• [SOURCE EXCERPT]:
※ ※ ※

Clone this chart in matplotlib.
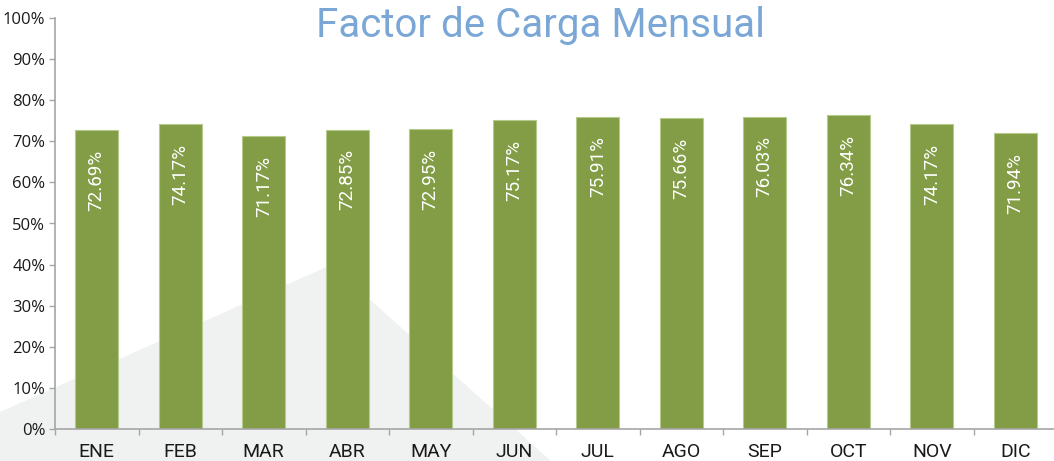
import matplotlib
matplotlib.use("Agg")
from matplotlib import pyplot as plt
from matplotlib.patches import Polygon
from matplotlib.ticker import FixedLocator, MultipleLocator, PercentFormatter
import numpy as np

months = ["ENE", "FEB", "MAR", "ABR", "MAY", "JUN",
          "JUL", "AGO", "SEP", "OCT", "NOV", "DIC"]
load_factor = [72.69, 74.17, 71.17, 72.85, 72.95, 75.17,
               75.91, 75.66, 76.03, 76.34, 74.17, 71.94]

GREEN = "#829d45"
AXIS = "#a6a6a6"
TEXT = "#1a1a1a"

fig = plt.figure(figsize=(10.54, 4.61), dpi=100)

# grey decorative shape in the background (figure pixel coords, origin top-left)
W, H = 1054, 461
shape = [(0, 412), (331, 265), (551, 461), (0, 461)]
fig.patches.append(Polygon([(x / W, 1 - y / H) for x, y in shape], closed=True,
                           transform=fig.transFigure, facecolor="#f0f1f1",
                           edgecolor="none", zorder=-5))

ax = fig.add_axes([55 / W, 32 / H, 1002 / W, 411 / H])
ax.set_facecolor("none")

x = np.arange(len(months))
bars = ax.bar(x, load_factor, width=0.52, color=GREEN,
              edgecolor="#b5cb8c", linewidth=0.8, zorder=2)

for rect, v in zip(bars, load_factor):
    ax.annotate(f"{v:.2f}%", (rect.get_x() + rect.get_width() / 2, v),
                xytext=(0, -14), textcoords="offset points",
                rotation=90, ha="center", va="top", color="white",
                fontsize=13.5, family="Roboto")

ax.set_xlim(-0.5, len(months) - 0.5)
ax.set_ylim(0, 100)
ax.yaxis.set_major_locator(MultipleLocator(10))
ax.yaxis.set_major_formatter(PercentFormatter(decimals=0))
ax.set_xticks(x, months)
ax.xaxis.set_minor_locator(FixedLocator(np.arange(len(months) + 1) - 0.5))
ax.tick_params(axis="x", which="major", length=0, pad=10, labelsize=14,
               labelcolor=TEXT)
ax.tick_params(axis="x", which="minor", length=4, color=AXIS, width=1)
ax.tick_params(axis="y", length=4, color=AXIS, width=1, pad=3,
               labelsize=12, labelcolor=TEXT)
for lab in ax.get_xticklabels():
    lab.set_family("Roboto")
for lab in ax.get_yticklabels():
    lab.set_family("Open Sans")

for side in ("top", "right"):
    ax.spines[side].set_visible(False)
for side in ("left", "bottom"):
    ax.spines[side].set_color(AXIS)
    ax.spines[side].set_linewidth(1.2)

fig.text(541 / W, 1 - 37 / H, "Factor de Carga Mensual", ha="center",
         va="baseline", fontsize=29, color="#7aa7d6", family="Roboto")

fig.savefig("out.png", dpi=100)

※ ※ ※

• [WHAT THIS TASK INVOLVES]:
Without including any picture, repeat the data exactly.

• [RESULT]:
Clone this chart in matplotlib.
import matplotlib
matplotlib.use("Agg")
from matplotlib import pyplot as plt
from matplotlib.patches import Polygon
from matplotlib.ticker import FixedLocator, MultipleLocator, PercentFormatter
import numpy as np

months = ["ENE", "FEB", "MAR", "ABR", "MAY", "JUN",
          "JUL", "AGO", "SEP", "OCT", "NOV", "DIC"]
load_factor = [72.69, 74.17, 71.17, 72.85, 72.95, 75.17,
               75.91, 75.66, 76.03, 76.34, 74.17, 71.94]

GREEN = "#829d45"
AXIS = "#a6a6a6"
TEXT = "#1a1a1a"

fig = plt.figure(figsize=(10.54, 4.61), dpi=100)

# grey decorative shape in the background (figure pixel coords, origin top-left)
W, H = 1054, 461
shape = [(0, 412), (331, 265), (551, 461), (0, 461)]
fig.patches.append(Polygon([(x / W, 1 - y / H) for x, y in shape], closed=True,
                           transform=fig.transFigure, facecolor="#f0f1f1",
                           edgecolor="none", zorder=-5))

ax = fig.add_axes([55 / W, 32 / H, 1002 / W, 411 / H])
ax.set_facecolor("none")

x = np.arange(len(months))
bars = ax.bar(x, load_factor, width=0.52, color=GREEN,
              edgecolor="#b5cb8c", linewidth=0.8, zorder=2)

for rect, v in zip(bars, load_factor):
    ax.annotate(f"{v:.2f}%", (rect.get_x() + rect.get_width() / 2, v),
                xytext=(0, -14), textcoords="offset points",
                rotation=90, ha="center", va="top", color="white",
                fontsize=13.5, family="Roboto")

ax.set_xlim(-0.5, len(months) - 0.5)
ax.set_ylim(0, 100)
ax.yaxis.set_major_locator(MultipleLocator(10))
ax.yaxis.set_major_formatter(PercentFormatter(decimals=0))
ax.set_xticks(x, months)
ax.xaxis.set_minor_locator(FixedLocator(np.arange(len(months) + 1) - 0.5))
ax.tick_params(axis="x", which="major", length=0, pad=10, labelsize=14,
               labelcolor=TEXT)
ax.tick_params(axis="x", which="minor", length=4, color=AXIS, width=1)
ax.tick_params(axis="y", length=4, color=AXIS, width=1, pad=3,
               labelsize=12, labelcolor=TEXT)
for lab in ax.get_xticklabels():
    lab.set_family("Roboto")
for lab in ax.get_yticklabels():
    lab.set_family("Open Sans")

for side in ("top", "right"):
    ax.spines[side].set_visible(False)
for side in ("left", "bottom"):
    ax.spines[side].set_color(AXIS)
    ax.spines[side].set_linewidth(1.2)

fig.text(541 / W, 1 - 37 / H, "Factor de Carga Mensual", ha="center",
         va="baseline", fontsize=29, color="#7aa7d6", family="Roboto")

fig.savefig("out.png", dpi=100)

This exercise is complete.